Tarih sınavından sonra dün gece bir türlü çalışamadığım fiziğe deli gibi çalışmaya başladık arkadaşımla. Hatta öğle yemeğine de çıkmadım arkadaşımla ders çalışırken atıştırdım birşeyler. O kadar fazla çalışıcak şey vardı ki bir türlü yetiştiremedim; eksik kalan bölümler oldu ama şükür ki onlar sınavda çıkmadı. Ama sınavda yaşadığım stresi bir ben bilirim bir de Allah. Heh işte başlığımızda ki ana ucube kahramanımız burada çıkıp geliyor. Bu çocuğa bir isim verelim, adı Ehliyet olsun. Neden ehliyet dediğimi de açıklayayım: Bu çocuk aslında benden 1 yaş büyük(ki görüntüsü kesinlikle daha ilköğretim ya da lise 1 gibi dursada) ve aslında okulu bırakmış bu zat-ı fuzuli(gereksiz kişi) ama gelin görün ki yeni yasalarda ehliyet almak için lise diploması lazım gelince okula geri dönmüş. Böyle saçma bir hikayeden uydurdum bunun Ehliyet ismini yani. Bütün bunlarıda lise 1 de ki kardeşimden duydum, Ehliyet onun sınıfında da. Yazık garibime yaa, ben bir ders bile dayanamadım bu Ehliyet'e yahu. 

Neyse efendim sınava girdik işte. Benim fizik sınavım var, bu Ehliyet'in de arapça sınavı varmış. Hayır arapça sınavını da sürekli çene çalarken söylediklerinden anladım. "Hocam yea, ben arapça okuyabiliyorum ama yazamıyorum yea, okunuşuyla yazsam olmaz mııı?" hayır bir ders bunu söyledi durdu, sonra habire birileriyle konuştu. Hayır, mükemmel(!) hocamızda sohbete katılınca zaten dellenen ben iyice dellendim. Dayanamadım "Hocam biraz sussak" dedim kibarca, hoca susturmaya çalışırmış gibi yaptı. Biraz sonra yine bir sohbet ortamı oluştu, ben o sırada sorularla boğuşuyordum resmen. Sorular bence o kadar zor değildi ve belki ben bu sınavdan da 100 alabilirdim ama saolsunlar soruyu çözmeme bir güzel engel oldular. Ayrıca ara ara gelip 10. sınıfların kimya sınavında eksik yazdığı bölümleri tamamlayan Kimyacı da cabası. 
Sınavın sonuna doğru bu Ehliyet denen çenesi düşük, daha yüksek sesle konuşunca sonunda bağırdım buna "YETER ARTIK SUS! Bİ FİZİK ÇÖZDÜRTMEDİN!" dedim ve anında sesi kesildi.

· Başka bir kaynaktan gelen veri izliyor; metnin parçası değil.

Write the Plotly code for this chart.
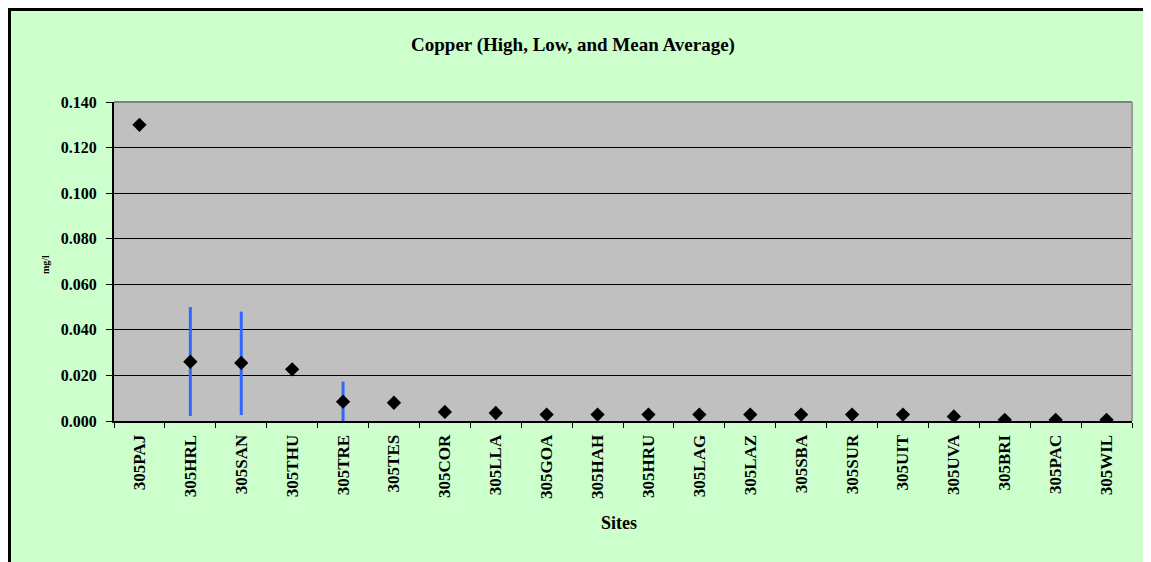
import plotly.graph_objects as go

# Copper results per site (mg/l)
sites = ["305PAJ", "305HRL", "305SAN", "305THU", "305TRE", "305TES", "305COR",
         "305LLA", "305GOA", "305HAH", "305HRU", "305LAG", "305LAZ", "305SBA",
         "305SUR", "305UIT", "305UVA", "305BRI", "305PAC", "305WIL"]
mean_avg = [0.130, 0.026, 0.0255, 0.0227, 0.0085, 0.008, 0.004,
            0.0035, 0.0028, 0.0028, 0.0028, 0.0028, 0.0028, 0.0028,
            0.0028, 0.0028, 0.002, 0.0005, 0.0005, 0.0005]
high = [0.130, 0.050, 0.048, 0.0227, 0.0173, 0.008, 0.004,
        0.0035, 0.0028, 0.0028, 0.0028, 0.0028, 0.0028, 0.0028,
        0.0028, 0.0028, 0.002, 0.0005, 0.0005, 0.0005]
low = [0.130, 0.0022, 0.0026, 0.0227, 0.0, 0.008, 0.004,
       0.0035, 0.0028, 0.0028, 0.0028, 0.0028, 0.0028, 0.0028,
       0.0028, 0.0028, 0.002, 0.0005, 0.0005, 0.0005]
y_ticks = [0.0, 0.02, 0.04, 0.06, 0.08, 0.10, 0.12, 0.14]

err_plus = [h - m for h, m in zip(high, mean_avg)]
err_minus = [m - l for m, l in zip(mean_avg, low)]

serif = "Liberation Serif, Times New Roman, serif"
green = "#CCFFCC"

fig = go.Figure()
fig.add_trace(go.Scatter(
    x=sites,
    y=mean_avg,
    mode="markers",
    marker=dict(symbol="diamond", size=11, color="black"),
    error_y=dict(type="data", symmetric=False, array=err_plus,
                 arrayminus=err_minus, color="#3366FF", thickness=3, width=0),
    showlegend=False,
))

# page has an 8px body margin, so figure coords = screen coords - 8
OFF = 8
W, H = 1151 - OFF, 562 - OFF
L, R, T, B = 114 - OFF, 1132 - OFF, 102 - OFF, 421 - OFF


def px(x):
    return (x - OFF - L) / (R - L)


def py(y):
    return (B - (y - OFF)) / (B - T)


shapes = [
    # black chart border on left and top
    dict(type="line", xref="paper", yref="paper", x0=px(9.5), x1=px(9.5),
         y0=py(8), y1=py(562), line=dict(color="black", width=3)),
    dict(type="line", xref="paper", yref="paper", x0=px(8), x1=px(1151),
         y0=py(9.5), y1=py(9.5), line=dict(color="black", width=3)),
    # plot area top/right border
    dict(type="line", xref="paper", yref="paper", x0=0, x1=1, y0=1, y1=1,
         line=dict(color="#808080", width=2)),
    dict(type="line", xref="paper", yref="paper", x0=1, x1=1, y0=0, y1=1,
         line=dict(color="#999999", width=2)),
]

fig.update_layout(
    width=W,
    height=H,
    paper_bgcolor=green,
    plot_bgcolor="#C0C0C0",
    margin=dict(l=L, r=W - R, t=T, b=H - B),
    font=dict(family=serif, color="black"),
    title=dict(text="<b>Copper (High, Low, and Mean Average)</b>",
               x=(573 - OFF) / W, xanchor="center",
               y=1 - (44 - OFF) / H, yanchor="middle",
               xref="container", yref="container",
               font=dict(family=serif, size=19, color="black")),
    xaxis=dict(
        type="category",
        range=[-0.5, len(sites) - 0.5],
        showgrid=False,
        showline=True, linecolor="black", linewidth=2,
        ticks="outside", tickson="boundaries", ticklen=5,
        tickcolor="black", tickwidth=1,
        tickangle=-90, ticklabelstandoff=5,
        tickfont=dict(family=serif, size=17, color="black", weight="bold"),
    ),
    yaxis=dict(
        range=[0, 0.14],
        tickvals=y_ticks,
        tickformat=".3f",
        showgrid=True, gridcolor="black", gridwidth=1,
        zeroline=False,
        showline=True, linecolor="black", linewidth=2,
        ticks="outside", ticklen=6, tickcolor="black", tickwidth=1,
        ticklabelstandoff=6,
        tickfont=dict(family=serif, size=16, color="black", weight="bold"),
    ),
    shapes=shapes,
    annotations=[
        dict(text="<b>Sites</b>", xref="paper", yref="paper",
             x=px(619), y=py(523), xanchor="center", yanchor="middle",
             showarrow=False,
             font=dict(family=serif, size=18, color="black")),
        dict(text="<b>mg/l</b>", xref="paper", yref="paper",
             x=px(45), y=py(265), xanchor="center", yanchor="middle",
             showarrow=False, textangle=-90,
             font=dict(family=serif, size=10, color="black")),
    ],
)

fig.write_html("out.html")
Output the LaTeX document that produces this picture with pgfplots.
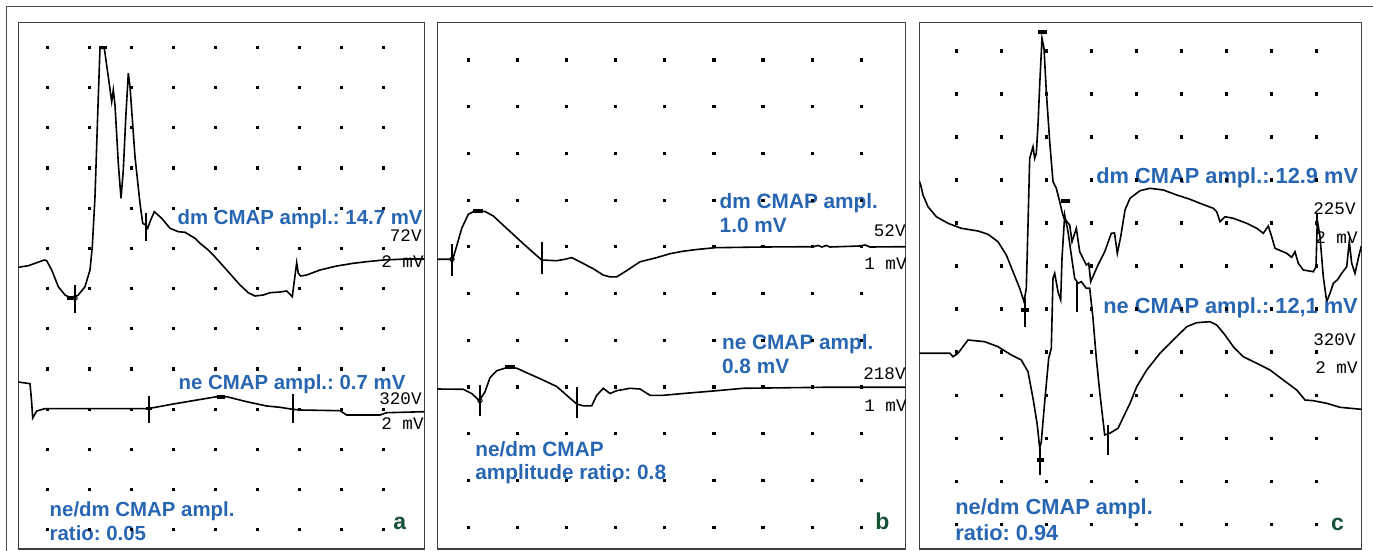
\documentclass[border=0pt]{standalone}
\usepackage{fontspec}
\setmainfont{Liberation Sans}
\newfontfamily\monofont{Liberation Mono}
\usepackage{pgfplots}
\pgfplotsset{compat=1.18}
\frenchspacing

\definecolor{lblblue}{RGB}{40,102,178}
\definecolor{lblgreen}{RGB}{22,82,56}

% coordinates are read in pixels of the 1373x551 original, 1 px = 0.5 pt
\pgfplotsset{
  panel/.style={scale only axis, y dir=reverse, anchor=south west,
    xtick=\empty, ytick=\empty,
    axis line style={black!75, line width=0.6pt}},
  trace/.style={black, line width=0.8pt, mark=none},
  cursor/.style={black, line width=1pt, mark=none},
  bar/.style={black, line width=1.8pt, mark=none},
  dots/.style={only marks, mark=square*, mark size=0.55pt, black},
  ring/.style={only marks, mark=o, mark size=1.1pt, black, mark options={fill=white, line width=0.5pt}},
}
\tikzset{
  mono/.style={anchor=base east, inner sep=0pt, font=\monofont\fontsize{8.8}{10}\selectfont},
  lbl/.style={anchor=base west, inner sep=0pt, text=lblblue},
  tag/.style={anchor=base west, inner sep=0pt, text=lblgreen, font=\bfseries\fontsize{11.5}{13}\selectfont},
}

\begin{document}
\begin{tikzpicture}
\path[use as bounding box] (0,0) rectangle (686.5pt,275.5pt);
\draw[black!70, line width=0.6pt] (3.35pt,0) -- (3.35pt,272.15pt) -- (686.5pt,272.15pt);

% ---------------- panel a ----------------
\begin{axis}[panel, at={(9.15pt,1pt)}, width=203pt, height=263.25pt,
    xmin=18.3, xmax=424.3, ymin=22.5, ymax=549]
\pgfplotsinvokeforeach{47.3,87.5,127.7,167.9,208.1,248.3,288.5,328.7,368.9,409.1,449.3,489.5,529.7}{
  \addplot[dots] coordinates {(47.7,#1) (89.6,#1) (131.6,#1) (173.5,#1) (215.5,#1) (257.5,#1) (299.4,#1) (341.4,#1) (383.3,#1)};
}
% dm trace
\addplot[trace] coordinates {
  (18.3,267.3) (28.3,265.7) (44.3,260) (46.7,260.7) (51.7,270) (58.3,286.7) (65,295) (71.7,298.3)
  (78.3,295) (85,286.7) (90,270) (92.3,246.7) (95,196.7) (98.3,96.7) (100,48.3) (104.3,48.3)
  (108.3,76.7) (111.7,101.7) (113.3,90) (115,105) (118.3,163.3) (121,198.3) (123.3,170) (126,113.3)
  (128.3,73.3) (130,86.7) (135,156.7) (140,203.3) (142.7,223.3) (145.7,225) (147.7,228.3) (150,221.7)
  (154.3,211.7) (161.7,218.3) (170,228.3) (178.3,231.7) (185,232.3) (195,238.3) (200,243.3) (208.3,250)
  (213.3,255) (226.7,270) (240,285) (248.3,292.7) (255,296) (263.3,295) (270,292.7) (280,292)
  (286.7,291) (292.3,296.7) (294,283.3) (296.7,262.7) (298.3,273.3) (300.7,276) (306.7,275) (320,270)
  (336.7,266) (353.3,263.3) (366.7,261.7) (383.3,260) (406.7,259) (424.3,259)};
% ne trace
\addplot[trace] coordinates {
  (18.3,382) (30,383.7) (31.5,400) (32.7,418) (36.7,411) (45,408.6) (146.7,408.6) (150,408.3)
  (173.3,404) (200,399.5) (216.7,396.7) (226.7,396.7) (246.7,401.7) (266.7,406) (280,407.3) (292.7,409.3)
  (300,410) (340,410.7) (346.7,415) (380,415) (386.7,412.7) (424.3,411.7)};
% cursors
\addplot[bar] coordinates {(98.5,47.5) (106.5,47.5)};
\addplot[cursor] coordinates {(75,285) (75,313)};
\addplot[bar] coordinates {(67,298) (73,298)};
\addplot[ring] coordinates {(75,298)};
\addplot[cursor] coordinates {(146,213) (146,241)};
\addplot[cursor] coordinates {(148.7,396) (148.7,423)};
\addplot[bar] coordinates {(146,408.6) (152,408.6)};
\addplot[bar] coordinates {(216.7,396.7) (225,396.7)};
\addplot[cursor] coordinates {(292.7,394) (292.7,423)};
% texts
\begin{scope}[lbl/.append style={font=\bfseries\fontsize{10.2}{12}\selectfont}]
\node[lbl] at (axis cs:177.3,224.3) {dm CMAP ampl.: 14.7 mV};
\node[lbl] at (axis cs:178.3,389) {ne CMAP ampl.: 0.7 mV};
\node[lbl] at (axis cs:49.3,516.7) {ne/dm CMAP ampl.};
\node[lbl] at (axis cs:49.3,540) {ratio: 0.05};
\end{scope}
\node[mono] at (axis cs:422,242) {72V};
\node[mono] at (axis cs:424,268) {2 mV};
\node[mono] at (axis cs:422,404) {320V};
\node[mono] at (axis cs:424,430) {2 mV};
\node[tag] at (axis cs:393,529) {a};
\end{axis}

% ---------------- panel b ----------------
\begin{axis}[panel, at={(218.65pt,1pt)}, width=234pt, height=263.25pt,
    xmin=437.3, xmax=905.3, ymin=22.5, ymax=549]
\pgfplotsinvokeforeach{60,106.7,153.4,200.1,246.8,293.5,340.2,386.9,433.6,480.3,527}{
  \addplot[dots] coordinates {(468.3,#1) (517.4,#1) (566.5,#1) (615.6,#1) (664.7,#1) (713.8,#1) (762.9,#1) (812,#1) (861.1,#1)};
}
% dm trace
\addplot[trace] coordinates {
  (437.3,259.3) (452.7,259.3) (456.7,246) (461.7,228.4) (468.3,214.3) (475,210.8) (485,211.5) (493.3,216)
  (506.7,228.4) (520,240.7) (531.7,251.2) (541.7,260) (556.7,260.7) (565,259.3) (571.7,257.6) (580,261.8)
  (593.3,268.8) (603.3,275.1) (610,276.9) (616.7,276.9) (626.7,270.6) (640,261.8) (656.7,257.6) (670,253.7)
  (683.3,251.2) (696.7,249.5) (715,247.7) (763.3,247) (813.3,246.7) (818,245.5) (822,247) (826,245.5)
  (830,247) (860,246) (865,245) (870,247) (905.3,246.7)};
% ne trace
\addplot[trace] coordinates {
  (437.3,389) (463.3,389.3) (471.7,393.5) (479.3,400.6) (485,391.8) (490,377.7) (496.7,370.7) (508.3,367.2)
  (516.7,368.2) (530,374.2) (543.3,380.2) (556.7,386.5) (566.7,395.3) (576.7,404) (583.3,405.8) (591.7,405.8)
  (596.7,395.3) (603.3,388.3) (610,393.5) (616.7,390.7) (630,388.3) (640,389) (650,395.3) (663.3,395.3)
  (683.3,393.5) (716.7,390.7) (743.3,388.3) (830,387.2) (905.3,387.2)};
% cursors
\addplot[cursor] coordinates {(452,244) (452,276)};
\addplot[ring] coordinates {(452,259.3)};
\addplot[bar] coordinates {(473,211) (483,211)};
\addplot[cursor] coordinates {(541.7,242) (541.7,274)};
\addplot[cursor] coordinates {(480,385) (480,416)};
\addplot[ring] coordinates {(480,400.6)};
\addplot[bar] coordinates {(505,367) (515,367)};
\addplot[cursor] coordinates {(577.3,386.5) (577.3,418)};
% texts
\begin{scope}[lbl/.append style={font=\bfseries\fontsize{10.4}{12}\selectfont}]
\node[lbl] at (axis cs:719.3,209) {dm CMAP ampl.};
\node[lbl] at (axis cs:719.3,232.6) {1.0 mV};
\node[lbl] at (axis cs:721.7,349.6) {ne CMAP ampl.};
\node[lbl] at (axis cs:721.7,373) {0.8 mV};
\node[lbl] at (axis cs:475,456) {ne/dm CMAP};
\node[lbl] at (axis cs:475,479.6) {amplitude ratio: 0.8};
\end{scope}
\node[mono] at (axis cs:906,237) {52V};
\node[mono] at (axis cs:907,270) {1 mV};
\node[mono] at (axis cs:906,379.5) {218V};
\node[mono] at (axis cs:907,411) {1 mV};
\node[tag] at (axis cs:875,529) {b};
\end{axis}

% ---------------- panel c ----------------
\begin{axis}[panel, at={(459.65pt,1pt)}, width=221pt, height=263.25pt,
    xmin=919.3, xmax=1361.3, ymin=22.5, ymax=549]
\pgfplotsinvokeforeach{51,94,137,180,223,266,309,352,395,438,481,524}{
  \addplot[dots] coordinates {(956.3,#1) (1001.3,#1) (1046.3,#1) (1091.3,#1) (1136.3,#1) (1181.3,#1) (1226.3,#1) (1271.3,#1) (1316.3,#1)};
}
% dm trace
\addplot[trace] coordinates {
  (919.3,181) (920.7,185) (923,195) (928,206.7) (936.3,216.7) (948,223.3) (961.3,228.3) (978,231)
  (988,234.3) (998,241.7) (1006.3,255) (1013,271.7) (1019.7,288.3) (1024,301.7) (1026.3,288.3) (1028,225)
  (1029.7,158.3) (1033,146.7) (1034.7,158.3) (1036.3,153.3) (1038,125) (1039.7,85) (1042,38.3) (1044,48.3)
  (1046.3,91.7) (1049.7,141.7) (1053,181.7) (1056.3,188.3) (1059.7,201.7) (1062,211.7) (1064,218.3) (1069.7,225)
  (1072,241.7) (1076.3,228.3) (1079.7,251.7) (1083,258.3) (1086.3,265) (1088.7,263.3) (1090.7,281.7) (1098,265)
  (1104.7,251.7) (1111.3,233.3) (1114.5,233) (1117.3,253.3) (1120.7,236.7) (1125,210) (1130,198.3) (1140,190.7)
  (1150,188.3) (1163.3,190) (1176.7,195) (1190,199.3) (1200,203.3) (1213.3,208.3) (1216.7,211.7) (1220,221.7)
  (1225,216.7) (1233.3,218.3) (1246.7,223.3) (1256.7,228.3) (1263.3,233.3) (1268.3,226) (1271.7,236.7) (1275,248.3)
  (1286.7,253.3) (1291.7,257.3) (1295,251.7) (1298.3,263.3) (1303.3,270) (1313.3,271.7) (1316,266.7) (1317.3,220)
  (1320,236.7) (1323.3,276.7) (1326.7,301.7) (1330,293.3) (1333.3,283.3) (1337.3,280) (1341.7,273.3) (1346.7,266.7)
  (1349.3,241.7) (1351.7,263.3) (1355,273.3) (1358.3,258.3) (1361.3,246)};
% ne trace
\addplot[trace] coordinates {
  (919.3,353.3) (950,353.3) (953,356.7) (958,353.3) (968,340) (984.7,341.7) (998,346.7) (1011.3,355)
  (1021.3,360) (1028,371.7) (1033,398.3) (1037.3,425) (1039.7,448.3) (1041.3,441.7) (1044.7,401.7) (1048.7,358.3)
  (1051.3,348.3) (1053,278.3) (1054.7,273.3) (1058,291.7) (1060.7,300) (1062,258.3) (1064.7,215) (1068,231.7)
  (1071.3,255) (1074.7,278.3) (1078,283.3) (1081.3,281.7) (1086.3,288.3) (1089.7,288.3) (1093,318.3) (1096.3,358.3)
  (1099.7,391.7) (1104.7,435) (1109.7,433.3) (1118,428.3) (1130,403.3) (1136.7,386.7) (1146.7,370) (1160,353.3)
  (1173.3,340) (1186.7,326.7) (1196.7,322.7) (1210,321.7) (1216.7,325) (1225,335) (1233.3,346.7) (1243.3,356.7)
  (1256.7,363.3) (1270,370) (1283.3,380) (1296.7,390) (1305,400) (1313.3,400.7) (1326.7,403.3) (1340,407.3)
  (1361.3,409.3)};
% cursors
\addplot[bar] coordinates {(1038,32.3) (1047.3,32.3)};
\addplot[cursor] coordinates {(1025.3,298) (1025.3,327)};
\addplot[bar] coordinates {(1021,310) (1029,310)};
\addplot[cursor] coordinates {(1077.3,282) (1077.3,312)};
\addplot[bar] coordinates {(1060.7,201) (1069.7,201)};
\addplot[cursor] coordinates {(1040.3,448) (1040.3,475)};
\addplot[bar] coordinates {(1036.5,460) (1044,460)};
\addplot[cursor] coordinates {(1108,425) (1108,455)};
\addplot[cursor] coordinates {(1317,214) (1317,226)};
% texts
\begin{scope}[lbl/.append style={font=\bfseries\fontsize{10.9}{12}\selectfont}]
\node[lbl] at (axis cs:1096,183.4) {dm CMAP ampl.: 12.9 mV};
\node[lbl] at (axis cs:1103,313.8) {ne CMAP ampl.: 12,1 mV};
\node[lbl] at (axis cs:955,514.8) {ne/dm CMAP ampl.};
\node[lbl] at (axis cs:955,540.4) {ratio: 0.94};
\end{scope}
\node[mono] at (axis cs:1356,214) {225V};
\node[mono] at (axis cs:1358,244) {2 mV};
\node[mono] at (axis cs:1356,345) {320V};
\node[mono] at (axis cs:1358,373) {2 mV};
\node[tag] at (axis cs:1330.7,530.5) {c};
\end{axis}
\end{tikzpicture}
\end{document}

Neden en başında bağırmadım diye pişman oldum ama son pişmanlık bir çare etmiyormuş işte. Saolsun fizikten sanırım 60 civarı birşey alıcam hatta 60 alırsam şükredicem. 
Mesele, madem okuyup bir yerlere gelme niyetin yok gelme okula. Bıktım böyle insanlardan. Hayır yani insanlar için okul o kadar lüzumsuz görünüyor ki. O çok bilip konuşan ağızlarına kürekle vurmak gerek bence. Sen okumak istemiyorsan söyle babana; erkek isen sanayiye, kız isen kocaya versin de düşün bir yakamızdan. 

Oh be anlatınca rahatladım cidden. Saol be bloğum ve okurum :)
Öyle işte.
 
Not: Amma doldum birgünde ya..
Dip Not: O uyuz çocuğa isim verdim çünkü yazımı hakaret içerikli yazmak istemedim ^^
Derinliklerden Bir Not: Şu aralar fuzuli(gereksiz, luzumsuz) kelimesini kullanmayı pek sever oldum.